It's your post now. If you're telling us that we should read it, you're endorsing it. Or were you just treating this like all the rest of your "evidence" -- throwing it up for a reaction, then ducking your tail and running as soon as someone finds the flaws in it?
What, in between the 500 posts per day you make here? Or do you mean that putting in some real research would require actual thought, of which you are incapable?
Perhaps the posters here are already confident of the Suns' chances against the Spurs this postseason and don't need to bend over backwards to convince the likes of you.
I would guess that it has, but maybe the numbers would be surprising.

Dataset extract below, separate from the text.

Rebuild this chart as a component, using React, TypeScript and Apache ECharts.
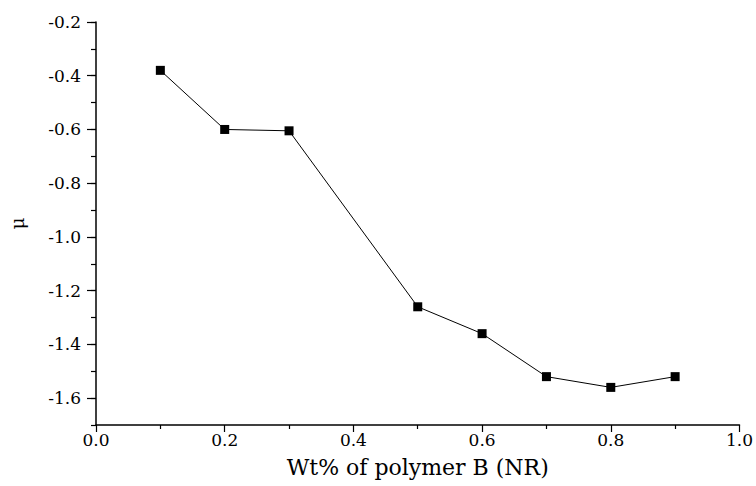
import React, { useEffect, useRef } from "react";
import * as echarts from "echarts";

const wtFraction = [0.1, 0.2, 0.3, 0.5, 0.6, 0.7, 0.8, 0.9];
const muValues = [-0.38, -0.6, -0.605, -1.26, -1.36, -1.52, -1.56, -1.52];
const yMajorTicks = [-1.6, -1.4, -1.2, -1.0, -0.8, -0.6, -0.4, -0.2];
const xTitle = "Wt% of polymer B (NR)";
const yTitle = "μ";

const FONT = "DejaVu Serif";

export default function App() {
  const ref = useRef<HTMLDivElement>(null);
  useEffect(() => {
    if (!ref.current) return;
    const chart = echarts.init(ref.current, null, { renderer: "svg" });
    chart.setOption({
      animation: false,
      backgroundColor: "#fff",
      textStyle: { fontFamily: FONT },
      grid: { left: 96, right: 13, top: 22, bottom: 61, containLabel: false },
      xAxis: {
        type: "value",
        min: 0,
        max: 1,
        interval: 0.2,
        name: xTitle,
        nameLocation: "middle",
        nameGap: 31,
        nameTextStyle: { fontFamily: FONT, fontSize: 22, color: "#000" },
        axisLine: { show: true, onZero: false, lineStyle: { color: "#000", width: 1.5 } },
        axisTick: { show: true, length: 7, lineStyle: { color: "#000", width: 1.2 } },
        minorTick: { show: true, splitNumber: 2, length: 4, lineStyle: { color: "#000", width: 1.2 } },
        splitLine: { show: false },
        axisLabel: {
          fontFamily: FONT,
          fontSize: 17,
          color: "#000",
          margin: 6,
          formatter: (v: number) => v.toFixed(1),
        },
      },
      yAxis: [
        {
          type: "value",
          min: -1.7,
          max: -0.2,
          name: yTitle,
          nameLocation: "middle",
          nameRotate: 90,
          nameGap: 70,
          nameTextStyle: { fontFamily: FONT, fontSize: 18, color: "#000" },
          axisLine: { show: true, onZero: false, lineStyle: { color: "#000", width: 1.5 } },
          axisTick: {
            show: true,
            length: 9,
            customValues: yMajorTicks,
            lineStyle: { color: "#000", width: 1.2 },
          },
          splitLine: { show: false },
          axisLabel: {
            fontFamily: FONT,
            fontSize: 17,
            color: "#000",
            margin: 15,
            customValues: yMajorTicks,
            formatter: (v: number) => v.toFixed(1),
          },
        },
        {
          type: "value",
          min: -1.7,
          max: -0.2,
          interval: 0.1,
          position: "left",
          axisLine: { show: false },
          axisTick: { show: true, length: 5, lineStyle: { color: "#000", width: 1.2 } },
          axisLabel: { show: false },
          splitLine: { show: false },
        },
      ],
      series: [
        {
          type: "line",
          yAxisIndex: 0,
          data: wtFraction.map((x, i) => [x, muValues[i]]),
          symbol: "rect",
          symbolSize: 9,
          itemStyle: { color: "#000" },
          lineStyle: { color: "#000", width: 1 },
        },
      ],
    });
    return () => chart.dispose();
  }, []);
  return <div ref={ref} style={{ width: 756, height: 486, position: "absolute", left: 0, top: 0 }} />;
}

The biggest one, of course, is that it attempts to draw a generalization from a tiny sample of only ten champions, seven of which are redundant. If the Lakers and Spurs have won seven of the last ten titles -- and Suns fans already know this, believe it or not, in spite of how committed you are to enlightening us with the insight -- then obviously their styles of play have been successful. That doesn't tell us anything about general trends.
Also, if the author really knew anything about statistics, he would recognize that an R-squared of 0.94 is not especially high. I would guess that other predictors do about as well.
More objectively, the calculation for how often the best W-L team wins the title is wrong. Even accepting the bizarre method for handling ties, it should come out to 32.5%, not 25%.
I could go on, but you get the idea. Besides, I'm supposed to be the one getting educated here, not you, right?